Plot
Plot is a sequence of interlinked events in which the characters are involved, the theme and the idea revealed [3, p. 10; 5, p. 39]. The plot of any story involves character and conflict, which imply each other. Conflict in fiction is the opposition (or struggle) between forces or characters [3, p. 11].
L.V. Borisova [3] classified conflicts into external and internal.
Different types of external conflicts are usually termed in the following way:
1. Man against man (when the plot is based on the opposition between two or more people);
2. Man against nature (the sea, the desert, the frozen North or wild beasts);
3. Man against society or man against the Establishment;
4. The conflict between two different sets of values
Internal conflicts, often termed “man against himself”, take place within one character. They are localized in the character’s inner world and are rendered through his thoughts, feelings, intellectual process, etc.
The plot of a literary work may be based on several conflicts of different types, and may involve both an external and an internal conflict [3, p. 11]. Accordingly short stories are subdivided into: a plot (or action) short story and a psychological (or character) short story (i.e. the conflict of the inner world).
The events of the plot are usually set in particular place and time, which are called the setting. In some stories (novels) the setting is scarcely noticeable, in others it plays a very important role. L.V. Borisova determines the following functions of the setting [3, p. 12]:
1. helping to evoke the necessary atmosphere (or mood), appropriate to the general intentions of the story;
2. reinforcing characterization by either paralleling or contrasting the actions;
3. reflecting the inner state of a character;
4. placing the character in a recognizable realistic environment (by including geographical names and allusions to historical events);
5. revealing certain features of the character (especially when his domestic interior is described);
6. becoming the chief antagonist whom the character must overcome.
The setting may perform one or several functions simultaneously. Characters, actions, conflict and setting work together to accomplish the author’s purpose [3, p. 13].
Each and every event that represents the gist of the plot has a beginning, a development and an end. The plot, accordingly, consists of exposition, story, climax and denouement [5, p. 39].
· The exposition or introduction [завязка] contains the necessary preliminaries to the action, such as the setting and the subject of the action; it also may point out the circumstances that will influence the development of the action.
· The story [5, p. 39] or complications [3, p.13] [развитие] is that part of the plot which represents the beginning of the collision and the collision itself, i.e. the development of events.
· The climax [кульминация] is the highest point of the action.
· The denouement [развязка] is the event or events that bring the action to an end, when everything is explained.
Novels may have two more components of plot structure: the prologue (facts from beyond the past of the story) and the epilogue (additional facts about the future of the characters if it is not made clear enough in the denouement) [3, p. 14].

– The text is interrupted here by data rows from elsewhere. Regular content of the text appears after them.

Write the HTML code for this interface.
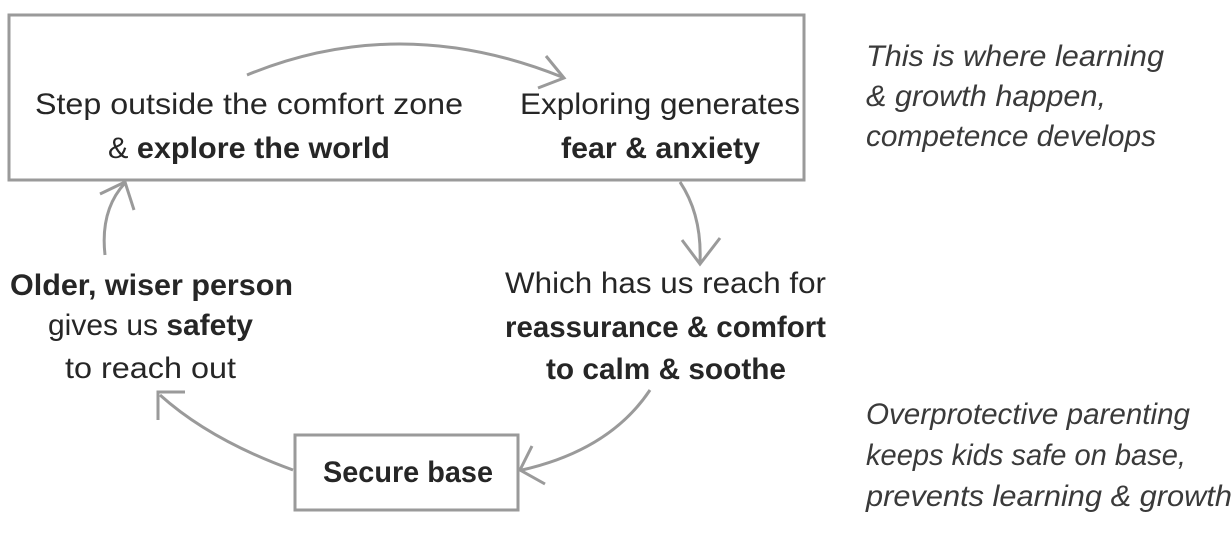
<!DOCTYPE html>
<html><head><meta charset="utf-8"><style>
html,body{margin:0;padding:0;background:#fff;}
svg{display:block;}
text{font-family:"Liberation Sans",sans-serif;font-size:30px;fill:#262626;}
.b{font-weight:bold;}
.i{font-style:italic;fill:#3a3a3a;}
</style></head><body>
<svg width="1232" height="538" viewBox="0 0 1232 538" xmlns="http://www.w3.org/2000/svg">
<g fill="none" stroke="#9a9a9a" stroke-width="3">
<rect x="9" y="15" width="795" height="165"/>
<rect x="295" y="435" width="223" height="75"/>
<path d="M247 75 Q400 12 562 77"/>
<path d="M546 56 L564 78 L538 88"/>
<path d="M680 182 Q702 215 700 262"/>
<path d="M682 240 L700 264 L720 238"/>
<path d="M650 390 Q610 450 522 470"/>
<path d="M532 446 L520 470 L545 484"/>
<path d="M293 470 Q210 440 160 395"/>
<path d="M158 420 L158 392 L185 392"/>
<path d="M105 255 Q100 210 125 183"/>
<path d="M100 194 L125 182 L134 210"/>
</g>
<text x="35" y="114" textLength="428" lengthAdjust="spacingAndGlyphs">Step outside the comfort zone</text>
<text x="108" y="158" textLength="282" lengthAdjust="spacingAndGlyphs">&amp; <tspan class="b">explore the world</tspan></text>
<text x="520" y="114" textLength="280" lengthAdjust="spacingAndGlyphs">Exploring generates</text>
<text class="b" x="561" y="158" textLength="199" lengthAdjust="spacingAndGlyphs">fear &amp; anxiety</text>
<text x="505" y="293" textLength="321" lengthAdjust="spacingAndGlyphs">Which has us reach for</text>
<text class="b" x="505" y="337" textLength="321" lengthAdjust="spacingAndGlyphs">reassurance &amp; comfort</text>
<text class="b" x="546" y="379" textLength="240" lengthAdjust="spacingAndGlyphs">to calm &amp; soothe</text>
<text class="b" x="10" y="295" textLength="283" lengthAdjust="spacingAndGlyphs">Older, wiser person</text>
<text x="48" y="335" textLength="205" lengthAdjust="spacingAndGlyphs">gives us <tspan class="b">safety</tspan></text>
<text x="65" y="378" textLength="171" lengthAdjust="spacingAndGlyphs">to reach out</text>
<text class="b" x="323" y="482" textLength="170" lengthAdjust="spacingAndGlyphs">Secure base</text>
<text class="i" x="866" y="66" textLength="298" lengthAdjust="spacingAndGlyphs">This is where learning</text>
<text class="i" x="866" y="106" textLength="240" lengthAdjust="spacingAndGlyphs">&amp; growth happen,</text>
<text class="i" x="866" y="146" textLength="290" lengthAdjust="spacingAndGlyphs">competence develops</text>
<text class="i" x="866" y="424" textLength="324" lengthAdjust="spacingAndGlyphs">Overprotective parenting</text>
<text class="i" x="866" y="465" textLength="320" lengthAdjust="spacingAndGlyphs">keeps kids safe on base,</text>
<text class="i" x="866" y="506" textLength="366" lengthAdjust="spacingAndGlyphs">prevents learning &amp; growth</text>
</svg>
</body></html>
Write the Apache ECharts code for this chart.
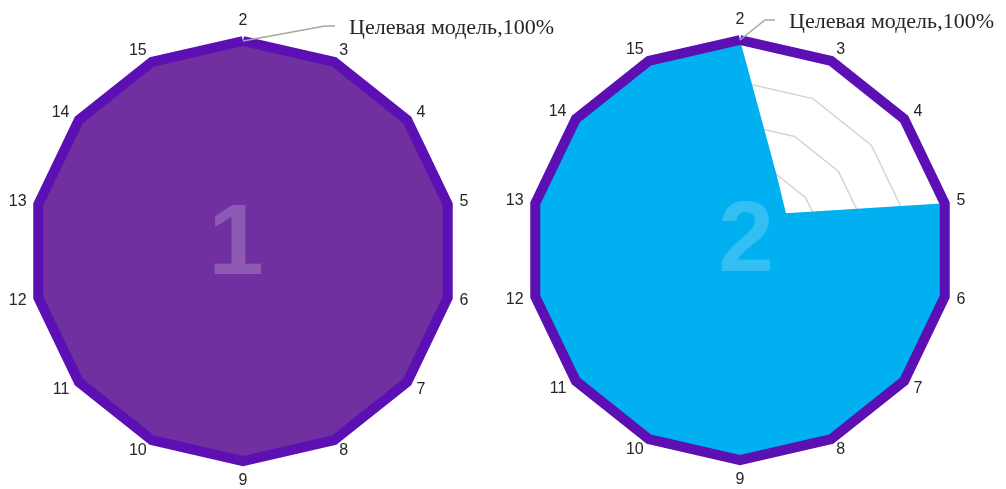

The sequence of the plot elements may be different. Thus a literary work may begin straight with the action (the conflict) without any exposition, or a story may have no denouement, which invites the reader to reflect the circumstances and imagine the outcome of all the events himself [3, p. 14]. Accordingly, there are two types of plot structure [3, p. 40]:
1. A work of narrative prose that has all the elements mentioned above has a closed plot structure
2. A literary work in which the action is represented without any obvious culmination, which does not contain all the above mentioned elements has an open plot structure.